Land costs for the three projects demonstrate the rising land prices that have swept over downtown. Soho's 0.69-acre site cost $1.2 million in January 2004. Roughly 20 months later, a 0.25-acre piece of the land needed for Stanhi cost $1.7 million.

When finished, all three buildings will be within a three-block area, which Cherry said will become a village of sorts within downtown.

"We'll have more than 700 people living here," Cherry said.

"I don't think people realize the magnitude of what's going on. We're making history. In 50 years, people will say this is where downtown began its renaissance."

But while Cherry might be ahead of the curve, many others are planning to join the fray.

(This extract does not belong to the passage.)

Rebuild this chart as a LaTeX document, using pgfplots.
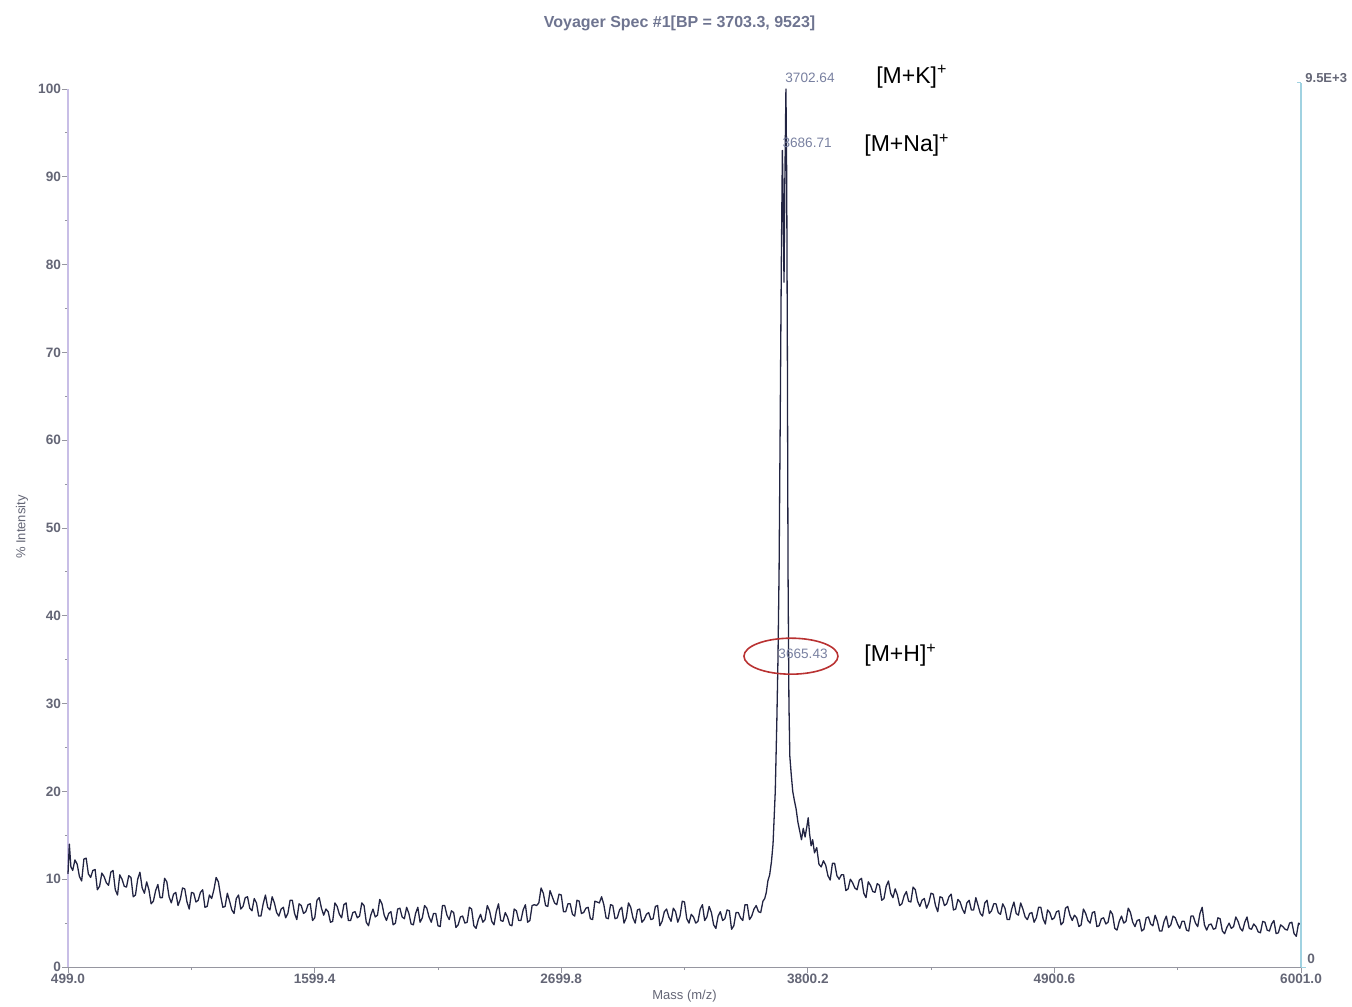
\documentclass[border=0pt]{standalone}
\usepackage{pgfplots}
\pgfplotsset{compat=1.18}
\usepackage{pgfplotstable}
\usepackage{fontspec}
\setmainfont{Liberation Sans}
\definecolor{trace}{RGB}{34,36,66}
\definecolor{ticklab}{RGB}{100,102,118}
\definecolor{titlec}{RGB}{110,116,144}
\definecolor{peaklab}{RGB}{120,128,160}
\definecolor{yaxc}{RGB}{200,190,230}
\definecolor{xaxc}{RGB}{150,150,160}
\definecolor{raxc}{RGB}{160,210,225}
\definecolor{ellc}{RGB}{185,50,50}

\pgfplotstableread{
x y
499 10.6
505 14.0
512 11.4
520 11.0
530 12.2
540 11.7
550 10.3
560 9.8
570 12.3
580 12.4
590 10.6
600 10.2
610 11.0
620 11.1
630 8.8
640 9.2
650 10.7
660 10.3
670 9.6
680 9.3
690 10.8
700 11.0
710 8.8
720 8.2
730 10.5
740 10.0
750 9.2
760 9.1
770 10.4
780 10.2
790 8.0
800 8.2
810 10.0
820 10.8
830 9.0
840 8.4
850 9.7
860 8.8
870 7.2
880 7.5
890 8.7
900 9.4
910 7.9
920 7.9
930 10.1
940 9.7
950 8.0
960 7.3
970 8.3
980 8.5
990 7.0
1000 7.7
1010 9.0
1020 8.9
1030 7.4
1040 6.6
1050 8.5
1060 8.4
1070 7.4
1080 7.6
1090 8.5
1100 8.8
1110 6.8
1120 6.9
1130 8.2
1140 7.8
1150 8.8
1160 10.2
1170 9.7
1180 8.1
1190 6.8
1200 6.9
1210 8.4
1220 7.5
1230 6.5
1240 6.1
1250 7.8
1260 8.2
1270 6.6
1280 6.9
1290 7.9
1300 8.0
1310 6.7
1320 6.4
1330 7.8
1340 7.3
1350 5.8
1360 5.8
1370 7.2
1380 8.2
1390 6.8
1400 6.5
1410 8.0
1420 7.3
1430 6.2
1440 5.8
1450 6.6
1460 6.8
1470 5.6
1480 6.1
1490 7.6
1500 7.6
1510 6.1
1520 5.4
1530 7.2
1540 7.0
1550 6.1
1560 6.3
1570 7.1
1580 7.2
1590 5.3
1600 5.6
1610 7.6
1620 7.9
1630 6.7
1640 5.9
1650 6.6
1660 6.3
1670 5.1
1680 5.2
1690 7.3
1700 6.9
1710 6.0
1720 5.6
1730 7.1
1740 7.3
1750 5.3
1760 5.3
1770 6.2
1780 6.3
1790 5.6
1800 5.8
1810 7.3
1820 7.0
1830 5.1
1840 4.7
1850 5.9
1860 6.6
1870 5.7
1880 5.9
1890 7.7
1900 7.2
1910 5.9
1920 5.3
1930 6.1
1940 6.3
1950 4.8
1960 5.0
1970 6.6
1980 6.7
1990 5.7
2000 5.5
2010 6.8
2020 6.1
2030 4.9
2040 4.8
2050 6.1
2060 6.8
2070 5.1
2080 5.6
2090 7.0
2100 6.7
2110 5.7
2120 5.1
2130 6.1
2140 6.1
2150 4.7
2160 4.6
2170 7.0
2180 7.0
2190 5.9
2200 5.4
2210 6.4
2220 6.2
2230 4.5
2240 4.8
2250 5.7
2260 5.8
2270 5.0
2280 5.1
2290 6.8
2300 6.6
2310 4.7
2320 4.4
2330 5.4
2340 6.0
2350 5.1
2360 5.4
2370 7.0
2380 6.4
2390 5.2
2400 4.8
2410 6.3
2420 7.2
2430 5.3
2440 5.2
2450 6.2
2460 5.7
2470 4.8
2480 4.7
2490 6.6
2500 6.4
2510 5.3
2520 5.3
2530 6.5
2540 7.1
2550 5.1
2560 5.3
2570 7.0
2580 7.1
2590 7.0
2600 7.3
2610 9.0
2620 8.4
2630 7.0
2640 6.9
2650 8.7
2660 8.0
2670 7.3
2680 7.1
2690 8.3
2700 8.2
2710 6.3
2720 6.3
2730 7.2
2740 7.2
2750 6.0
2760 5.8
2770 7.6
2780 7.5
2790 6.1
2800 6.2
2810 6.7
2820 6.8
2830 5.5
2840 5.4
2850 7.5
2860 7.4
2870 7.3
2880 8.0
2890 7.1
2900 5.6
2910 5.5
2920 7.1
2930 7.0
2940 5.5
2950 5.6
2960 6.5
2970 6.8
2980 5.0
2990 5.6
3000 7.3
3010 6.8
3020 5.6
3030 5.0
3040 6.5
3050 6.6
3060 5.1
3070 5.4
3080 6.0
3090 6.2
3100 5.4
3110 5.5
3120 6.9
3130 7.0
3140 4.7
3150 5.2
3160 6.3
3170 6.6
3180 5.7
3190 5.2
3200 6.7
3210 6.3
3220 5.1
3230 5.8
3240 7.5
3250 7.4
3260 5.5
3270 5.0
3280 6.0
3290 5.7
3300 5.0
3310 5.2
3320 6.6
3330 7.1
3340 5.3
3350 5.7
3360 6.9
3370 6.2
3380 4.8
3390 4.4
3400 5.8
3410 6.3
3420 5.3
3430 5.5
3440 6.5
3450 6.4
3460 4.3
3470 4.7
3480 6.2
3490 6.2
3500 5.6
3510 5.3
3520 7.1
3530 7.1
3540 5.4
3550 5.8
3560 6.6
3570 7.0
3580 6.3
3590 6.2
3600 7.5
3608 7.8
3615 8.5
3622 9.8
3630 10.5
3638 12.0
3645 14
3655 20
3662 28
3667 35
3672 45
3677 62
3682 80
3686.7 93
3690 88
3694 78
3698 90
3702.6 100
3706 90
3709 70
3712 45
3716 30
3720 24
3726 22
3733 20
3740 19
3748 18
3756 16.5
3764 15.5
3772 14.5
3780 15.8
3788 14.8
3796 16.0
3802 17.0
3808 15.2
3815 13.8
3822 14.5
3830 13.0
3840 13.6
3850 11.7
3860 11.4
3870 12.1
3880 11.6
3890 10.4
3900 9.9
3910 11.8
3920 11.8
3930 10.4
3940 10.0
3950 10.5
3960 10.5
3970 8.7
3980 8.9
3990 10.0
4000 9.6
4010 9.0
4020 8.8
4030 9.9
4040 10.1
4050 8.4
4060 7.9
4070 9.7
4080 9.3
4090 8.6
4100 8.5
4110 9.5
4120 9.3
4130 7.6
4140 7.8
4150 9.2
4160 9.8
4170 8.4
4180 7.9
4190 8.9
4200 8.2
4210 7.0
4220 7.2
4230 8.1
4240 8.6
4250 7.5
4260 7.4
4270 9.1
4280 8.8
4290 7.5
4300 6.9
4310 7.6
4320 7.8
4330 6.7
4340 7.3
4350 8.4
4360 8.3
4370 7.0
4380 6.3
4390 8.0
4400 7.9
4410 7.0
4420 7.2
4430 8.0
4440 8.3
4450 6.5
4460 6.6
4470 7.7
4480 7.4
4490 6.6
4500 6.1
4510 7.3
4520 7.6
4530 6.5
4540 6.5
4550 7.9
4560 7.0
4570 6.1
4580 5.8
4590 7.3
4600 7.6
4610 6.1
4620 6.4
4630 7.2
4640 7.2
4650 6.2
4660 6.0
4670 7.2
4680 6.7
4690 5.4
4700 5.4
4710 6.6
4720 7.4
4730 6.1
4740 5.9
4750 7.3
4760 6.6
4770 5.7
4780 5.4
4790 6.1
4800 6.2
4810 5.1
4820 5.6
4830 6.8
4840 6.8
4850 5.5
4860 4.9
4870 6.5
4880 6.2
4890 5.4
4900 5.6
4910 6.3
4920 6.4
4930 4.8
4940 5.1
4950 6.7
4960 6.9
4970 5.9
4980 5.3
4990 5.9
5000 5.6
5010 4.6
5020 4.8
5030 6.6
5040 6.1
5050 5.3
5060 5.0
5070 6.2
5080 6.3
5090 4.6
5100 4.7
5110 5.5
5120 5.6
5130 4.9
5140 5.1
5150 6.4
5160 6.0
5170 4.4
5180 4.2
5190 5.2
5200 5.8
5210 5.0
5220 5.2
5230 6.7
5240 6.2
5250 5.1
5260 4.6
5270 5.3
5280 5.4
5290 4.1
5300 4.3
5310 5.6
5320 5.7
5330 4.9
5340 4.7
5350 5.9
5360 5.2
5370 4.1
5380 4.1
5390 5.2
5400 5.8
5410 4.5
5420 4.8
5430 5.8
5440 5.6
5450 4.9
5460 4.4
5470 5.2
5480 5.2
5490 4.2
5500 4.1
5510 5.8
5520 5.8
5530 5.0
5540 4.6
5550 6.1
5560 6.8
5570 4.8
5580 4.2
5590 4.8
5600 4.9
5610 4.3
5620 4.4
5630 5.6
5640 5.5
5650 4.1
5660 3.8
5670 4.5
5680 5.0
5690 4.4
5700 4.6
5710 5.7
5720 5.2
5730 4.4
5740 4.1
5750 5.1
5760 5.7
5770 4.4
5780 4.3
5790 4.9
5800 4.6
5810 4.0
5820 3.9
5830 5.2
5840 5.1
5850 4.2
5860 4.1
5870 4.9
5880 5.3
5890 3.8
5900 3.9
5910 4.8
5920 4.6
5930 4.3
5940 4.2
5950 5.0
5960 5.1
5970 3.8
5980 3.5
5990 5.0
6001 4.8
}\spectrum

\begin{document}
\begin{tikzpicture}
\begin{axis}[
  scale only axis,
  width=616.5pt, height=439pt,
  xmin=499, xmax=6001, ymin=0, ymax=100,
  axis x line*=bottom, axis y line*=left,
  x axis line style={draw=xaxc, line width=0.5pt, -},
  y axis line style={draw=yaxc, line width=0.6pt, -},
  xtick={499,1599.4,2699.8,3800.2,4900.6,6001},
  xticklabels={499.0,1599.4,2699.8,3800.2,4900.6,6001.0},
  ytick={0,10,...,100},
  minor x tick num=1, minor y tick num=1,
  tick align=outside,
  major tick length=3pt, minor tick length=1.5pt,
  tick style={draw=xaxc, line width=0.4pt},
  /pgf/number format/assume math mode=true,
  ticklabel style={font=\fontsize{6.8}{8}\selectfont\bfseries, text=ticklab},
  xticklabel style={yshift=3pt},
  yticklabel style={xshift=3pt},
  clip=false,
]
\addplot[trace, line width=0.65pt, line join=round] table[x=x,y=y] {\spectrum};

% right axis
\draw[raxc, line width=0.6pt] (rel axis cs:1,0) -- (rel axis cs:1,1.007);
\draw[raxc, line width=0.5pt] ([xshift=-2pt]rel axis cs:1,1.007) -- (rel axis cs:1,1.007);
\draw[raxc, line width=0.5pt] (rel axis cs:1,0) -- ([xshift=2.5pt]rel axis cs:1,0);
\node[anchor=south west, inner sep=0pt, font=\fontsize{6.5}{8}\selectfont\bfseries, text=ticklab] at ([xshift=2pt]rel axis cs:1,1.007) {9.5E+3};
\node[anchor=south west, inner sep=0pt, font=\fontsize{6.8}{8}\selectfont\bfseries, text=ticklab] at ([xshift=3pt,yshift=1.5pt]rel axis cs:1,0) {0};

% peak labels
\node[font=\fontsize{6.8}{8}\selectfont, text=peaklab, inner sep=0pt] at (axis cs:3810,101.25) {3702.64};
\node[font=\fontsize{6.8}{8}\selectfont, text=peaklab, inner sep=0pt] at (axis cs:3797,93.85) {3686.71};
\node[font=\fontsize{6.8}{8}\selectfont, text=peaklab, inner sep=0pt] at (axis cs:3779,35.65) {3665.43};
\draw[ellc, line width=0.8pt] (axis cs:3725,35.4) ellipse [x radius=23.5pt, y radius=9pt];

% annotations
\node[anchor=west, inner sep=0pt, font=\fontsize{11.5}{13}\selectfont] at (axis cs:4104,101.4) {[M+K]\textsuperscript{+}};
\node[anchor=west, inner sep=0pt, font=\fontsize{11.5}{13}\selectfont] at (axis cs:4051,93.6) {[M+Na]\textsuperscript{+}};
\node[anchor=west, inner sep=0pt, font=\fontsize{11.5}{13}\selectfont] at (axis cs:4051,35.5) {[M+H]\textsuperscript{+}};

% title and axis labels
\node[font=\fontsize{8}{10}\selectfont\bfseries, text=titlec] at ([yshift=33pt]rel axis cs:0.496,1) {Voyager Spec \#1[BP = 3703.3, 9523]};
\node[rotate=90, font=\fontsize{6.5}{8}\selectfont, text=ticklab] at ([xshift=-23pt]rel axis cs:0,0.501) {\% Intensity};
\node[font=\fontsize{6.5}{8}\selectfont, text=ticklab] at ([yshift=-14.5pt]rel axis cs:0.5,0) {Mass (m/z)};
\end{axis}
\pgfresetboundingbox
\path ([xshift=-34pt,yshift=-19.5pt]current axis.south west) rectangle ([xshift=25.5pt,yshift=44.5pt]current axis.north east);
\end{tikzpicture}
\end{document}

Of the 46 residential projects approved or proposed for the greater downtown area, 11, including Cherry's three, are skyline-altering residential high rises north of Charleston Boulevard in the core of downtown.

Jimmy Foster heads sales and marketing for the planned 61-story Club Renaissance that will include office space and 912 condominiums just north of Newport and Stanhi at Casino Center Boulevard and Bonneville Avenue.

"Sam was and is a great pioneer," Foster said. "Downtown was a natural next step for development. But by Sam taking that chance, he showed that there were real buyers out there."